§ Task instructions: Can you output, word for word, the lines between the one holding "Rebuild this chart" and the one holding "const explodes = [0.27, 0.26, 0.25];", inclusive, leaving out any pictures?

══════════

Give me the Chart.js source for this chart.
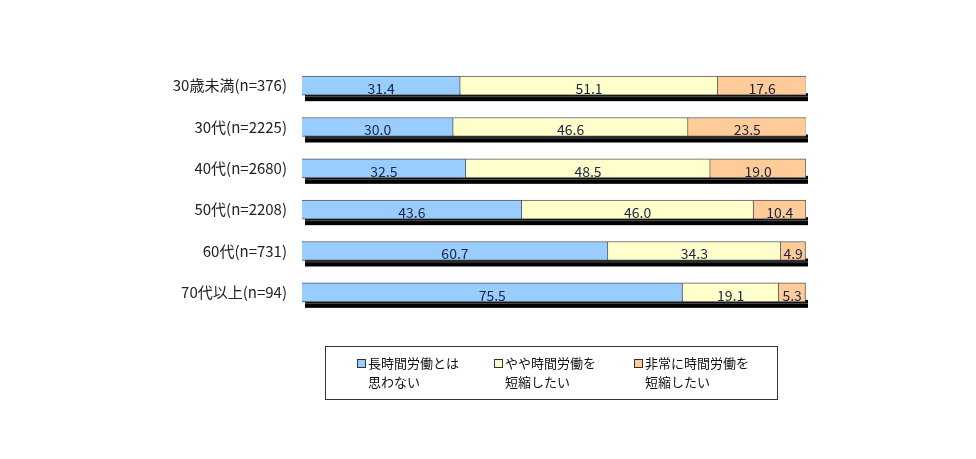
<!DOCTYPE html>
<html>
<head>
<meta charset="utf-8">
<script src="https://cdn.jsdelivr.net/npm/chart.js@4"></script>
<style>
  html, body { margin: 0; padding: 0; background: #fff; }
  #wrap { position: relative; width: 976px; height: 459px; }
  #legend {
    position: absolute; left: 325px; top: 346px; width: 453px; height: 54px;
    border: 1px solid #333; box-sizing: border-box;
    font-family: "Noto Sans CJK JP", sans-serif; font-size: 13px; color: #111;
  }
  .item { position: absolute; top: 6px; line-height: 19px; white-space: pre; }
  .box { position: absolute; left: -11px; top: 6px; width: 7px; height: 7px; border: 1px solid #333; }
</style>
</head>
<body>
<div id="wrap">
  <canvas id="chart" width="976" height="459"></canvas>
  <div id="legend"></div>
</div>
<script>
// ! DATA
const categories = [
  "30歳未満(n=376)",
  "30代(n=2225)",
  "40代(n=2680)",
  "50代(n=2208)",
  "60代(n=731)",
  "70代以上(n=94)",
];
const seriesNames = ["長時間労働とは\n思わない", "やや時間労働を\n短縮したい", "非常に時間労働を\n短縮したい"];
const notLong = [31.4, 30.0, 32.5, 43.6, 60.7, 75.5];
const somewhat = [51.1, 46.6, 48.5, 46.0, 34.3, 19.1];
const very = [17.6, 23.5, 19.0, 10.4, 4.9, 5.3];
const colors = ["#99CCFF", "#FFFFCC", "#FFCC99"];

const FONT = '"Noto Sans CJK JP", sans-serif';

// ! 3D SHADOW UNDER EACH BAR
const shadowPlugin = {
  id: "shadow",
  beforeDatasetsDraw(chart) {
    const ctx = chart.ctx;
    const x = chart.scales.x;
    const meta = chart.getDatasetMeta(0);
    ctx.save();
    meta.data.forEach((bar) => {
      const bottom = bar.y + bar.height / 2;
      const left = x.getPixelForValue(0) + 3;
      const right = x.getPixelForValue(100) + 2;
      ctx.fillStyle = "#000";
      ctx.fillRect(left, bottom - 2, right - left, 8);
      ctx.fillStyle = "#555";
      ctx.fillRect(left, bottom + 1, right - left, 1);
    });
    ctx.restore();
  },
};

// ! VALUE LABELS
const valuePlugin = {
  id: "values",
  afterDatasetsDraw(chart) {
    const ctx = chart.ctx;
    ctx.save();
    ctx.font = "14px " + FONT;
    ctx.fillStyle = "#1c2440";
    ctx.textAlign = "center";
    ctx.textBaseline = "middle";
    chart.data.datasets.forEach((ds, i) => {
      chart.getDatasetMeta(i).data.forEach((bar, j) => {
        const cx = (bar.x + bar.base) / 2;
        ctx.fillText(ds.data[j].toFixed(1), cx, bar.y + 3);
      });
    });
    ctx.restore();
  },
};

const ctx = document.querySelector("#chart").getContext("2d");
new Chart(ctx, {
  type: "bar",
  data: {
    labels: categories,
    datasets: [notLong, somewhat, very].map((d, i) => ({
      label: seriesNames[i],
      data: d,
      backgroundColor: colors[i],
      borderColor: "#555",
      borderWidth: 1,
      barThickness: 19,
    })),
  },
  options: {
    indexAxis: "y",
    responsive: false,
    animation: false,
    layout: { padding: { left: 0, right: 170, top: 65, bottom: 146 } },
    plugins: { legend: { display: false }, tooltip: { enabled: false } },
    scales: {
      x: { stacked: true, min: 0, max: 100, display: false },
      y: {
        stacked: true,
        grid: { display: false, drawTicks: false },
        border: { display: false },
        afterFit: (scale) => { scale.width = 302; },
        ticks: { color: "#222", padding: 15, font: { family: FONT, size: 15 } },
      },
    },
  },
  plugins: [shadowPlugin, valuePlugin],
});

// ! LEGEND
const legendEl = document.querySelector("#legend");
const legendX = [42, 179, 319];
seriesNames.forEach((name, i) => {
  const item = document.createElement("div");
  item.className = "item";
  item.style.left = legendX[i] + "px";
  item.textContent = name;
  const box = document.createElement("span");
  box.className = "box";
  box.style.background = colors[i];
  item.appendChild(box);
  legendEl.appendChild(item);
});
</script>
</body>
</html>
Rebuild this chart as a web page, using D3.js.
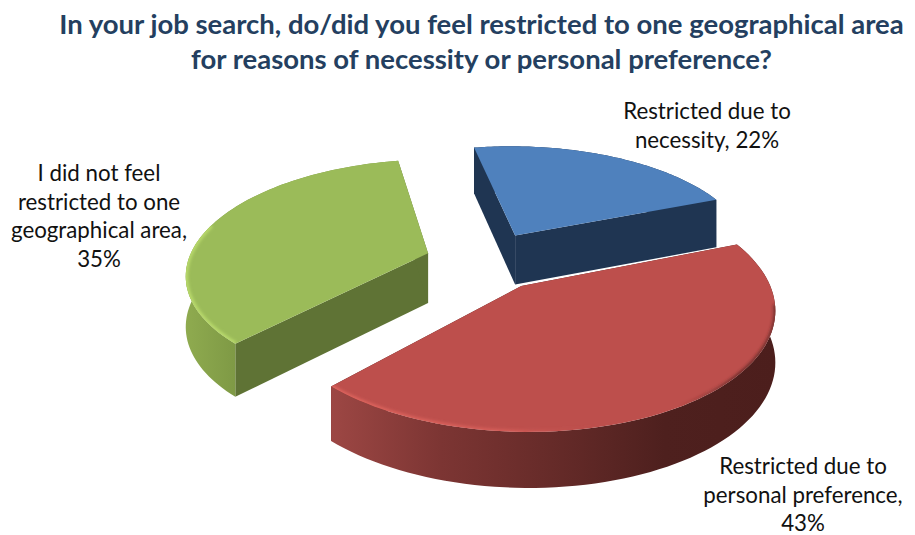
<!DOCTYPE html>
<html>
<head>
<meta charset="utf-8">
<script src="https://cdn.jsdelivr.net/npm/d3@7"></script>
<style>
  html, body { margin: 0; padding: 0; background: #fff; }
  svg { display: block; }
  text { font-family: Lato, "Open Sans", sans-serif; }
</style>
</head>
<body>
<svg id="chart" width="915" height="535"></svg>
<script>
// Survey answers, in pie order clockwise
const categories = ["Restricted due to necessity", "Restricted due to personal preference", "I did not feel restricted to one geographical area"];
const shares = [22, 43, 35];
const topColors = ["#4f81bd", "#bd4f4c", "#9bbb59"];
const cutColors = ["#1f3552", "#4f201e", "#5f7335"];
const titleLines = [
  "In your job search, do/did you feel restricted to one geographical area",
  "for reasons of necessity or personal preference?"
];
const labelLines = [
  ["Restricted due to", "necessity, 22%"],
  ["Restricted due to", "personal preference,", "43%"],
  ["I did not feel", "restricted to one", "geographical area,", "35%"]
];
const labelAnchors = [[707, 119], [803, 474], [99, 181]];
const explodes = [0.27, 0.26, 0.25];

const svg = d3.select("#chart");
const defs = svg.append("defs");

// Pie plane: unit circle, tilted and seen in perspective
const rad = Math.PI / 180;
const startAngle = -10.7 * rad;
const perspective = 0.1675;
const depth = 50;
const xScale = d3.scaleLinear().domain([0, 1]).range([485, 725]);
const yScale = d3.scaleLinear().domain([0, 1]).range([261, 149]);

function project(px, py, down) {
  const s = 1 / (1 + perspective * py);
  return [xScale(px * s), yScale(py * s) + (down ? depth * Math.sqrt(s) : 0)];
}

const arcs = d3.pie().sort(null)
  .startAngle(startAngle)
  .endAngle(startAngle + 2 * Math.PI)(shares);

const line = d3.line();

function rimPoints(a, down, from, to) {
  const mid = (a.startAngle + a.endAngle) / 2;
  const e = explodes[a.index];
  const ox = e * Math.sin(mid), oy = e * Math.cos(mid);
  const t0 = from === undefined ? a.startAngle : from;
  const t1 = to === undefined ? a.endAngle : to;
  return d3.range(0, 81).map(i => {
    const t = t0 + (t1 - t0) * i / 80;
    return project(ox + Math.sin(t), oy + Math.cos(t), down);
  });
}
function apex(a, down) {
  const mid = (a.startAngle + a.endAngle) / 2;
  const e = explodes[a.index];
  return project(e * Math.sin(mid), e * Math.cos(mid), down);
}

// Horizontal shading of the outer walls
function wallGradient(id, x0, x1, stops) {
  const g = defs.append("linearGradient").attr("id", id)
    .attr("gradientUnits", "userSpaceOnUse")
    .attr("x1", x0).attr("x2", x1).attr("y1", 0).attr("y2", 0);
  stops.forEach(([o, c, op]) => g.append("stop").attr("offset", o).attr("stop-color", c).attr("stop-opacity", op === undefined ? 1 : op));
}
wallGradient("wall0", 470, 720, [[0, "#1f3552"], [1, "#1f3552"]]);
wallGradient("wall1", 330, 776, [[0, "#9d4744"], [0.25, "#7c3533"], [0.52, "#642a28"], [0.75, "#4e201e"], [1, "#4c1e1c"]]);
wallGradient("wall2", 182, 240, [[0, "#90ac50"], [1, "#7d9844"]]);
wallGradient("edge1", 330, 776, [[0, "#e0665f"], [0.4, "#d85f5a", 0.9], [0.6, "#c0504d", 0], [0.78, "#5a2422", 0], [0.92, "#5a2422", 0.8], [1, "#4c1e1c", 0.6]]);
wallGradient("edge2", 182, 240, [[0, "#b9da6c"], [1, "#b9da6c"]]);

defs.append("filter").attr("id", "soft")
  .attr("x", "-10%").attr("y", "-10%").attr("width", "120%").attr("height", "120%")
  .append("feGaussianBlur").attr("stdDeviation", 1.4);

// Far slice first, the large front slice last so it overlaps the others
const drawOrder = [0, 2, 1];
drawOrder.forEach(i => {
  const a = arcs[i];
  const g = svg.append("g");
  const first = rimPoints(a, false)[0], last = rimPoints(a, false)[80];
  const firstB = rimPoints(a, true)[0], lastB = rimPoints(a, true)[80];
  const ap = apex(a, false), apB = apex(a, true);

  g.append("path").attr("d", line([ap, first, firstB, apB]) + "Z").attr("fill", cutColors[i]);
  g.append("path").attr("d", line([ap, last, lastB, apB]) + "Z").attr("fill", cutColors[i]);

  const wall = rimPoints(a, false).concat(rimPoints(a, true).reverse());
  g.append("path").attr("d", line(wall) + "Z").attr("fill", `url(#wall${i})`);

  const topShape = line([ap].concat(rimPoints(a, false))) + "Z";
  g.append("clipPath").attr("id", `top${i}`).append("path").attr("d", topShape);
  g.append("path").attr("d", topShape).attr("fill", topColors[i]);

  // Soft bevel along the front rim of the top face
  if (i === 1 || i === 2) {
    const front = i === 1
      ? rimPoints(a, false, a.startAngle + 30 * rad, a.endAngle)
      : rimPoints(a, false, a.startAngle, a.startAngle + 62 * rad);
    g.append("g").attr("clip-path", `url(#top${i})`)
      .append("path").attr("d", line(front))
      .attr("fill", "none")
      .attr("stroke", `url(#edge${i})`)
      .attr("stroke-width", i === 1 ? 4 : 4.5)
      .attr("filter", "url(#soft)");
  }
});

// Chart title
svg.append("g").selectAll("text").data(titleLines).join("text")
  .attr("x", 481.5)
  .attr("y", (d, i) => 34 + i * 35)
  .attr("text-anchor", "middle")
  .attr("font-size", 27.5)
  .attr("font-weight", 700)
  .attr("fill", "#243f60")
  .text(d => d);

// Slice labels
labelLines.forEach((lines, i) => {
  svg.append("g").selectAll("text").data(lines).join("text")
    .attr("x", labelAnchors[i][0])
    .attr("y", (d, j) => labelAnchors[i][1] + j * 28.5)
    .attr("text-anchor", "middle")
    .attr("font-size", 22.3)
    .attr("fill", "#111")
    .text(d => d);
});
</script>
</body>
</html>
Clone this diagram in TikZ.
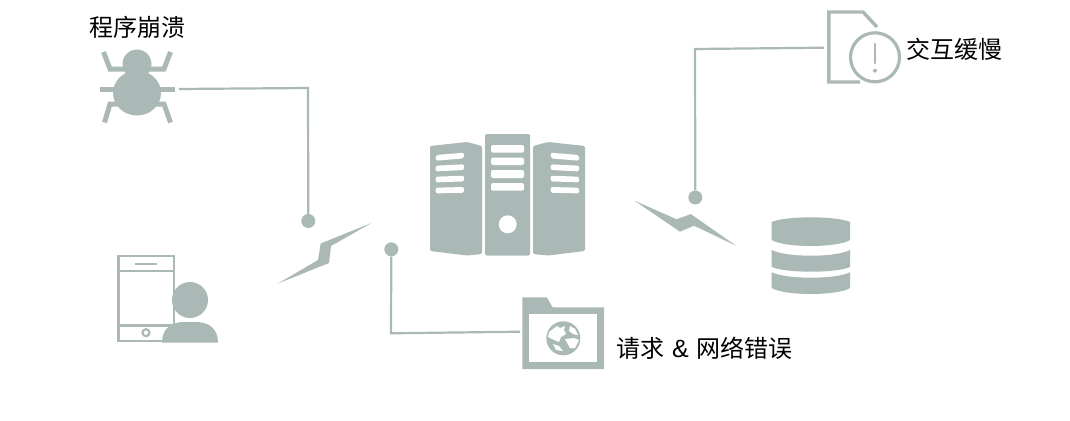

══════════

§ Answer for the task:
Rebuild this chart as a web page, using D3.js.
<!DOCTYPE html>
<html>
<head>
<meta charset="utf-8">
<script src="https://cdn.jsdelivr.net/npm/d3@7"></script>
<style>
  html, body { margin: 0; padding: 0; background: #fff; }
  svg { display: block; }
  text { font-family: Lato, "Open Sans", sans-serif; }
</style>
</head>
<body>
<svg id="chart" width="915" height="535"></svg>
<script>
// Survey answers, in pie order clockwise
const categories = ["Restricted due to necessity", "Restricted due to personal preference", "I did not feel restricted to one geographical area"];
const shares = [22, 43, 35];
const topColors = ["#4f81bd", "#bd4f4c", "#9bbb59"];
const cutColors = ["#1f3552", "#4f201e", "#5f7335"];
const titleLines = [
  "In your job search, do/did you feel restricted to one geographical area",
  "for reasons of necessity or personal preference?"
];
const labelLines = [
  ["Restricted due to", "necessity, 22%"],
  ["Restricted due to", "personal preference,", "43%"],
  ["I did not feel", "restricted to one", "geographical area,", "35%"]
];
const labelAnchors = [[707, 119], [803, 474], [99, 181]];
const explodes = [0.27, 0.26, 0.25];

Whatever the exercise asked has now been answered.